» Dataset excerpt
start

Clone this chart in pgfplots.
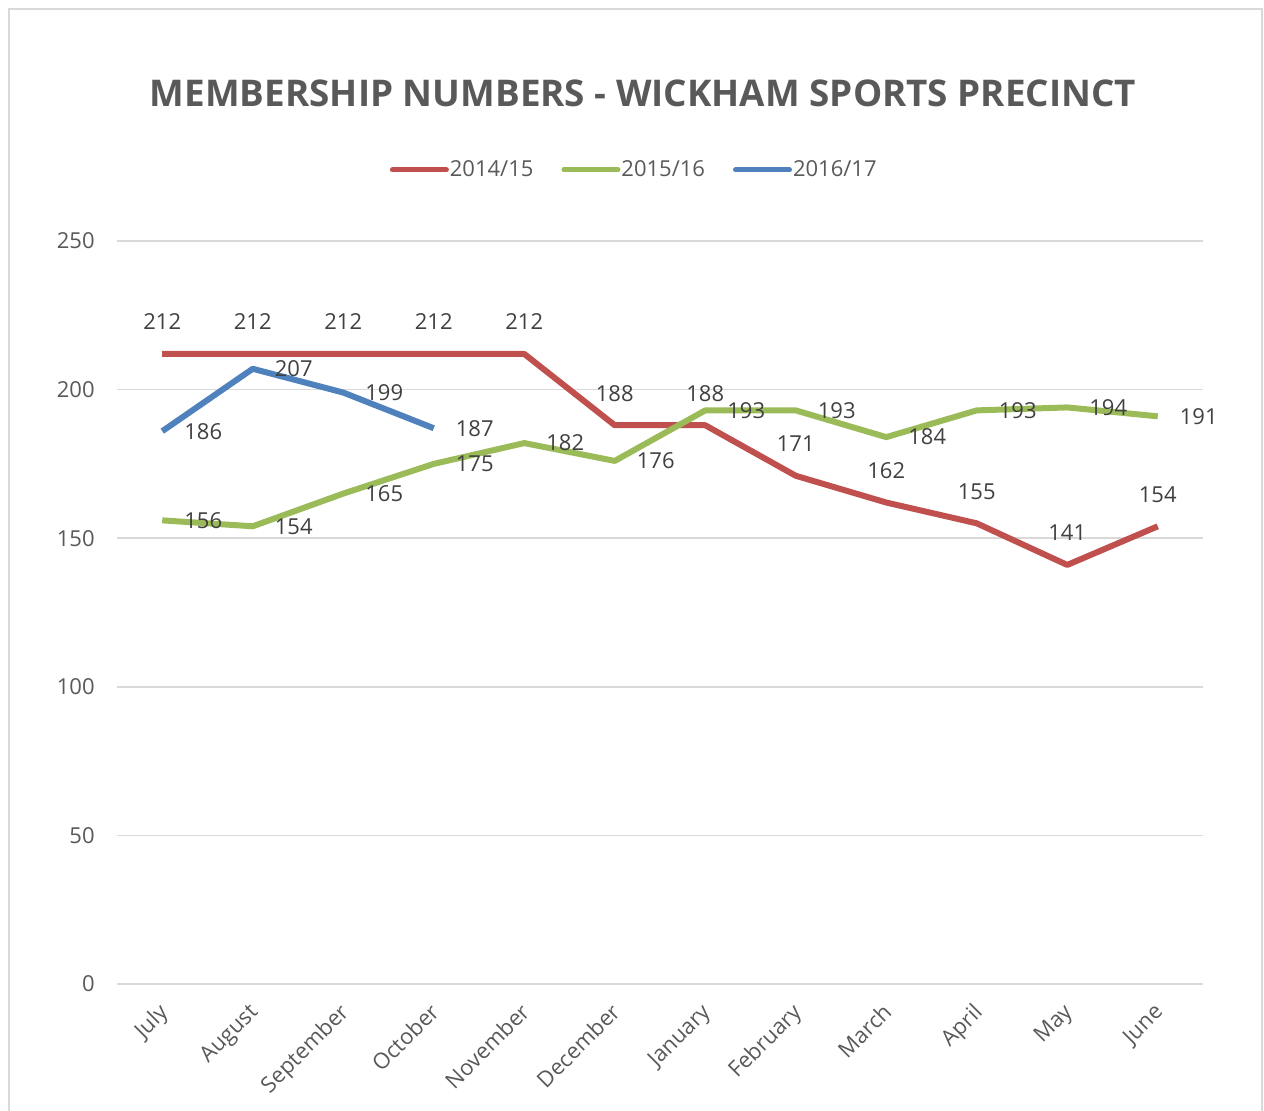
\documentclass[border=0pt]{standalone}
\usepackage{fontspec}
\setmainfont{Open Sans}
\usepackage{pgfplots}
\pgfplotsset{compat=1.18}
\definecolor{cred}{RGB}{192,80,77}
\definecolor{cgreen}{RGB}{155,187,89}
\definecolor{cblue}{RGB}{79,129,189}
\definecolor{cgrid}{RGB}{217,217,217}
\definecolor{ctxt}{RGB}{89,89,89}
\definecolor{clab}{RGB}{64,64,64}
\begin{document}
\begin{tikzpicture}
\path[use as bounding box] (0pt,0pt) rectangle (632pt,555.5pt);
\draw[cgrid, line width=0.75pt] (4.5pt,-10pt) -- (4.5pt,551pt) -- (631pt,551pt) -- (631pt,-10pt);
\node[font=\fontsize{18.4}{22}\selectfont\bfseries, text=ctxt] at (321.5pt,509pt) {MEMBERSHIP NUMBERS - WICKHAM SPORTS PRECINCT};
\begin{axis}[
  at={(58.5pt,63.5pt)}, anchor=south west,
  width=543pt, height=371.5pt, scale only axis,
  xmin=-0.5, xmax=11.5, ymin=0, ymax=250,
  xtick={0,...,11},
  xticklabels={July,August,September,October,November,December,January,February,March,April,May,June},
  ytick={0,50,100,150,200,250},
  major tick length=0pt,
  axis x line*=bottom, axis y line*=left,
  x axis line style={cgrid, line width=0.75pt, -},
  y axis line style={draw=none},
  ymajorgrids, grid style={cgrid, line width=0.75pt},
  /pgf/number format/assume math mode=true,
  tick label style={font=\fontsize{11}{13}\selectfont, text=ctxt},
  xticklabel style={rotate=45, anchor=north east, inner sep=0pt, yshift=-4.4pt, xshift=-8pt},
  yticklabel style={anchor=east, inner sep=0pt, xshift=-11pt},
  yticklabel={\pgfmathprintnumber{\tick}},
  legend columns=3,
  legend style={at={(0.4772,1.0956)}, anchor=center, draw=none, fill=none,
    font=\fontsize{11}{13}\selectfont, text=ctxt,
    /tikz/every even column/.append style={column sep=12pt},
    /tikz/every odd column/.append style={column sep=-1.5pt},
    inner sep=0pt},
  legend image code/.code={\draw[#1, line cap=round, line width=2.5pt] (0pt,0pt) -- (27pt,0pt);},
  nodes near coords,
  every node near coord/.append style={font=\fontsize{11}{13}\selectfont, text=clab, anchor=center},
  clip=false,
]
\addplot[cred, line width=3pt, line join=round, every node near coord/.append style={yshift=16pt}] coordinates {
(0,212) (1,212) (2,212) (3,212) (4,212) (5,188) (6,188) (7,171) (8,162) (9,155) (10,141) (11,154)};
\addlegendentry{2014/15}
\addplot[cgreen, line width=3pt, line join=round, every node near coord/.append style={xshift=20.5pt}] coordinates {
(0,156) (1,154) (2,165) (3,175) (4,182) (5,176) (6,193) (7,193) (8,184) (9,193) (10,194) (11,191)};
\addlegendentry{2015/16}
\addplot[cblue, line width=3pt, line join=round, every node near coord/.append style={xshift=20.5pt}] coordinates {
(0,186) (1,207) (2,199) (3,187)};
\addlegendentry{2016/17}
\end{axis}
\end{tikzpicture}
\end{document}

end

» Requirements
Pictures are excluded; copy all other data exactly as shown.

» Output of the exercise
Clone this chart in pgfplots.
\documentclass[border=0pt]{standalone}
\usepackage{fontspec}
\setmainfont{Open Sans}
\usepackage{pgfplots}
\pgfplotsset{compat=1.18}
\definecolor{cred}{RGB}{192,80,77}
\definecolor{cgreen}{RGB}{155,187,89}
\definecolor{cblue}{RGB}{79,129,189}
\definecolor{cgrid}{RGB}{217,217,217}
\definecolor{ctxt}{RGB}{89,89,89}
\definecolor{clab}{RGB}{64,64,64}
\begin{document}
\begin{tikzpicture}
\path[use as bounding box] (0pt,0pt) rectangle (632pt,555.5pt);
\draw[cgrid, line width=0.75pt] (4.5pt,-10pt) -- (4.5pt,551pt) -- (631pt,551pt) -- (631pt,-10pt);
\node[font=\fontsize{18.4}{22}\selectfont\bfseries, text=ctxt] at (321.5pt,509pt) {MEMBERSHIP NUMBERS - WICKHAM SPORTS PRECINCT};
\begin{axis}[
  at={(58.5pt,63.5pt)}, anchor=south west,
  width=543pt, height=371.5pt, scale only axis,
  xmin=-0.5, xmax=11.5, ymin=0, ymax=250,
  xtick={0,...,11},
  xticklabels={July,August,September,October,November,December,January,February,March,April,May,June},
  ytick={0,50,100,150,200,250},
  major tick length=0pt,
  axis x line*=bottom, axis y line*=left,
  x axis line style={cgrid, line width=0.75pt, -},
  y axis line style={draw=none},
  ymajorgrids, grid style={cgrid, line width=0.75pt},
  /pgf/number format/assume math mode=true,
  tick label style={font=\fontsize{11}{13}\selectfont, text=ctxt},
  xticklabel style={rotate=45, anchor=north east, inner sep=0pt, yshift=-4.4pt, xshift=-8pt},
  yticklabel style={anchor=east, inner sep=0pt, xshift=-11pt},
  yticklabel={\pgfmathprintnumber{\tick}},
  legend columns=3,
  legend style={at={(0.4772,1.0956)}, anchor=center, draw=none, fill=none,
    font=\fontsize{11}{13}\selectfont, text=ctxt,
    /tikz/every even column/.append style={column sep=12pt},
    /tikz/every odd column/.append style={column sep=-1.5pt},
    inner sep=0pt},
  legend image code/.code={\draw[#1, line cap=round, line width=2.5pt] (0pt,0pt) -- (27pt,0pt);},
  nodes near coords,
  every node near coord/.append style={font=\fontsize{11}{13}\selectfont, text=clab, anchor=center},
  clip=false,
]
\addplot[cred, line width=3pt, line join=round, every node near coord/.append style={yshift=16pt}] coordinates {
(0,212) (1,212) (2,212) (3,212) (4,212) (5,188) (6,188) (7,171) (8,162) (9,155) (10,141) (11,154)};
\addlegendentry{2014/15}
\addplot[cgreen, line width=3pt, line join=round, every node near coord/.append style={xshift=20.5pt}] coordinates {
(0,156) (1,154) (2,165) (3,175) (4,182) (5,176) (6,193) (7,193) (8,184) (9,193) (10,194) (11,191)};
\addlegendentry{2015/16}
\addplot[cblue, line width=3pt, line join=round, every node near coord/.append style={xshift=20.5pt}] coordinates {
(0,186) (1,207) (2,199) (3,187)};
\addlegendentry{2016/17}
\end{axis}
\end{tikzpicture}
\end{document}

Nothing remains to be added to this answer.